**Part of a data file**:
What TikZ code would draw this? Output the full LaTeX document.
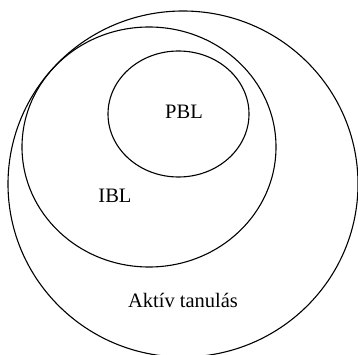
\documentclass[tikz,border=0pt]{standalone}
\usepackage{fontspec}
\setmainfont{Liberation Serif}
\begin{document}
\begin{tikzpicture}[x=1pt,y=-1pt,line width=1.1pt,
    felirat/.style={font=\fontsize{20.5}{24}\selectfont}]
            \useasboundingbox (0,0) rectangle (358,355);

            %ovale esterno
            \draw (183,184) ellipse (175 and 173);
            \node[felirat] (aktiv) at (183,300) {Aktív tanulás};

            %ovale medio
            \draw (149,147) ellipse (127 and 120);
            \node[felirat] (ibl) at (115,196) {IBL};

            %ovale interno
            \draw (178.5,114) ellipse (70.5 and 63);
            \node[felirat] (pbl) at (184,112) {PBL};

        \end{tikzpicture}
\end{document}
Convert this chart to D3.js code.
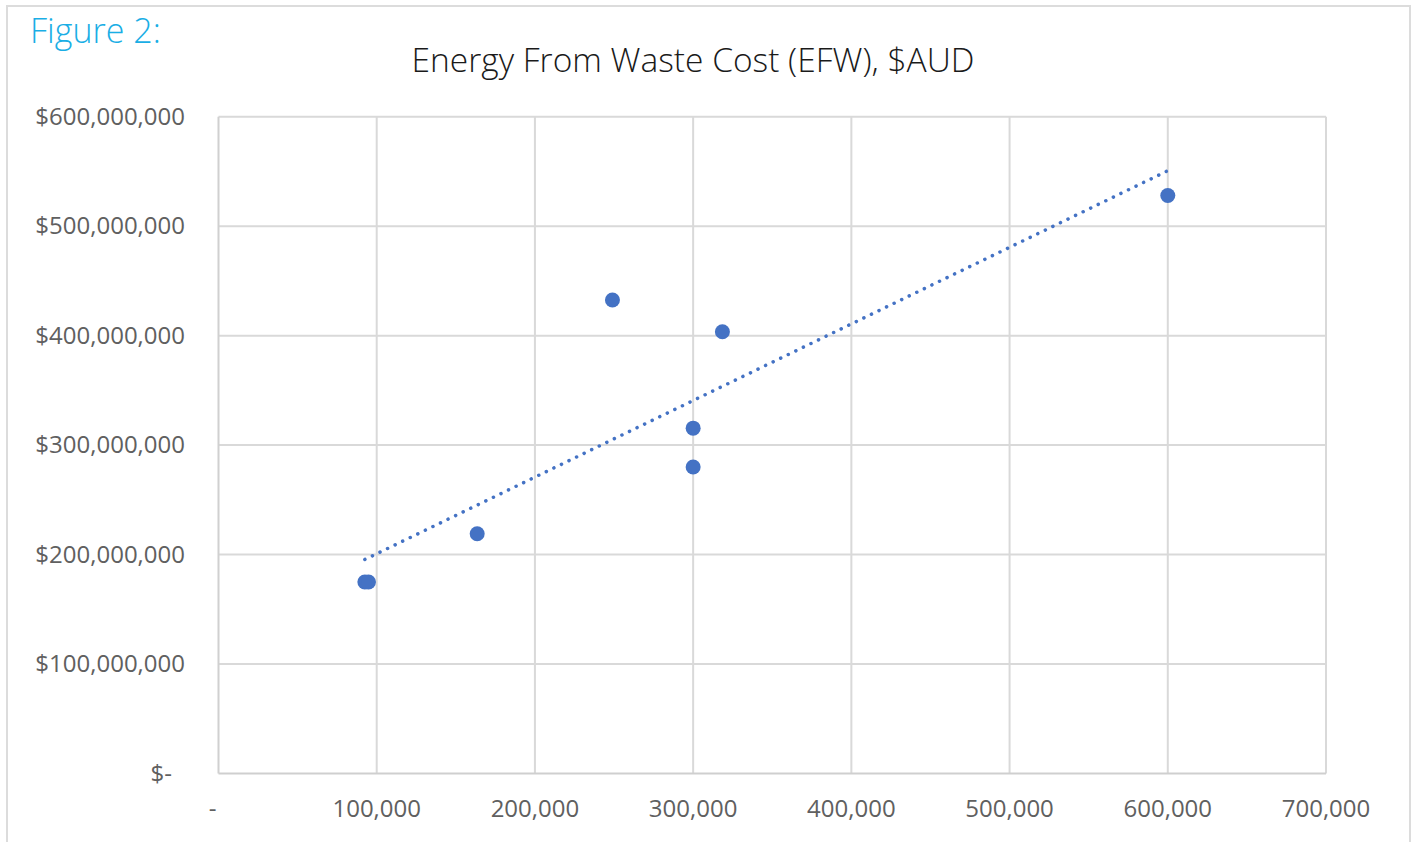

**WHAT IS NEEDED**:
Quote everything in the listing above exactly; pictures are the only thing to omit.

**RESPONSE TO THIS EXERCISE**:
What TikZ code would draw this? Output the full LaTeX document.
\documentclass[tikz,border=0pt]{standalone}
\usepackage{fontspec}
\setmainfont{Liberation Serif}
\begin{document}
\begin{tikzpicture}[x=1pt,y=-1pt,line width=1.1pt,
    felirat/.style={font=\fontsize{20.5}{24}\selectfont}]
            \useasboundingbox (0,0) rectangle (358,355);

            %ovale esterno
            \draw (183,184) ellipse (175 and 173);
            \node[felirat] (aktiv) at (183,300) {Aktív tanulás};

            %ovale medio
            \draw (149,147) ellipse (127 and 120);
            \node[felirat] (ibl) at (115,196) {IBL};

            %ovale interno
            \draw (178.5,114) ellipse (70.5 and 63);
            \node[felirat] (pbl) at (184,112) {PBL};

        \end{tikzpicture}
\end{document}
Convert this chart to D3.js code.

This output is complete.